About 200 people are expected at the “A Day in the Pines” at the event at Whyte Hall and Albert Lepage Pavilion that will feature a nod to the past with a current-day spin. While many well-known designers have ties to the island, the show will spotlight young up-and-coming queer minority founders, designers and artists.
The show is a production that is being orchestrated in association with the Fire Island Arts Project, an organization that has been staging events and shows on the island for the past 35 years. J.D. Winston, a member of the board, a producer and former multidisciplinary performer, and Ryan Espinosa, another FIPAP board member and the owner of the Denizen store on the island, are overseeing the revival of the event.
The runway will feature items from the store and from other stores, as well as some donated pieces. “We’re not selling one particular brand. Essentially, it’s a celebration of where we are as an island in this really expressive moment of individuality. The island is very DIY. People will throw on a headband, maybe a pair of designer shorts and the rest is made up as they go along,” Espinosa said. “If you have spent much time out here, you know what can happen in a very free, safe space. The rules get left [behind] when you get off the ferry.”

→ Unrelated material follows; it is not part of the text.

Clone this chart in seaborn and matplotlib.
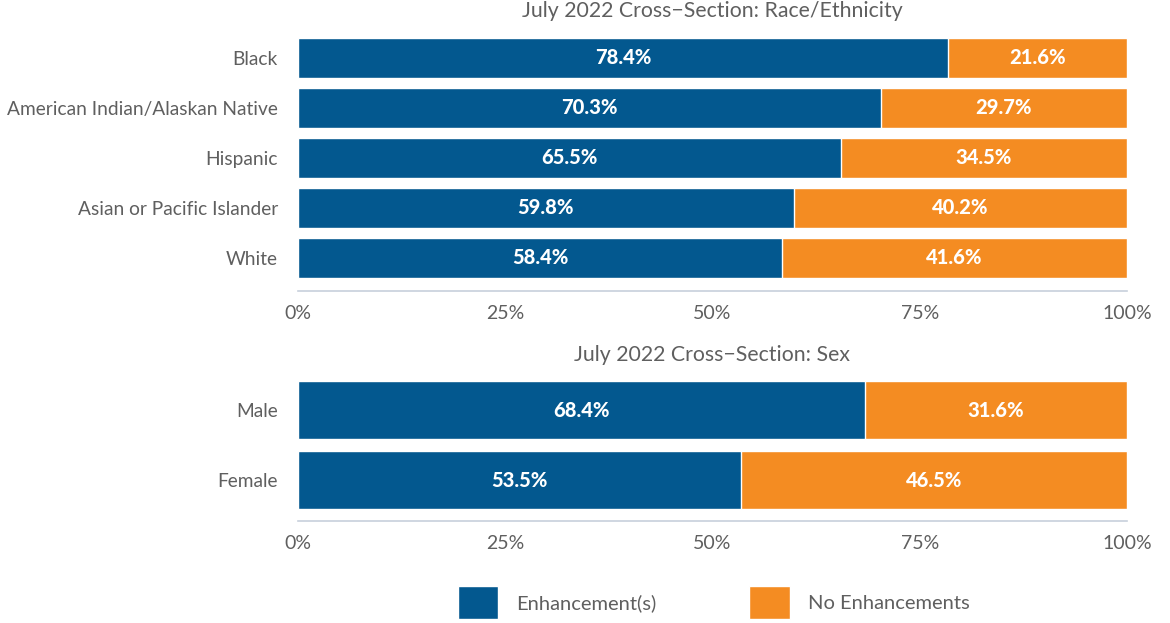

Dating back to the ’70s, “Fashion of the Pines” was an annual celebration of the local style. The late Fire Island developer and former model John Whyte was instrumental in creating the show and held the festivities at the swimming pool at The Botel.
The “Day in the Pines” theme was first used in the late’80s by Russell Graham. Andy Baker and Ward Auerbach helped to plant the seed for reviving the event, which is being touted through Denizen. Winston said he and Espinosa got to talking about the Fashion of the Pines events that were held from the ’80s through the early ’90s, and the prospect of holding one again. The event was started in the ’70s but the onset of AIDS led to it being suspended.
The duo floated the idea by some of the people who experienced the original shows, like Bob Howard and Scott Bromley, and gleaned some ideas. Some people from the Fire Island community have been enlisted to act as models. They will be sporting fashion connected to the Pines including a few styles from previous Fashion of the Pines events.
A DJed open bar and silent auction will be held during the first hour of this month’s first hour. Guests will also find nostalgic ephemera from Fashion of the Pines events from years gone by. Once the crowd moves indoors Luis Villabon will perform “My Strongest Suit” from the musical “Aida” in drag and Hal Rubenstein and Espinosa will emcee the event.
Noting how Fire Island first became a popular getaway for a lot of gay artists, designers and celebrities in the ’70s, Winston said it was known as a haven to escape to, feel safe and be themselves, “when that wasn’t the easiest thing to do” at that time.
In the ’80s, profits from the annual show benefited the Pines Conservation Society. In recognition of that, profits from the 2022 edition will go to that organization and the FIPAP.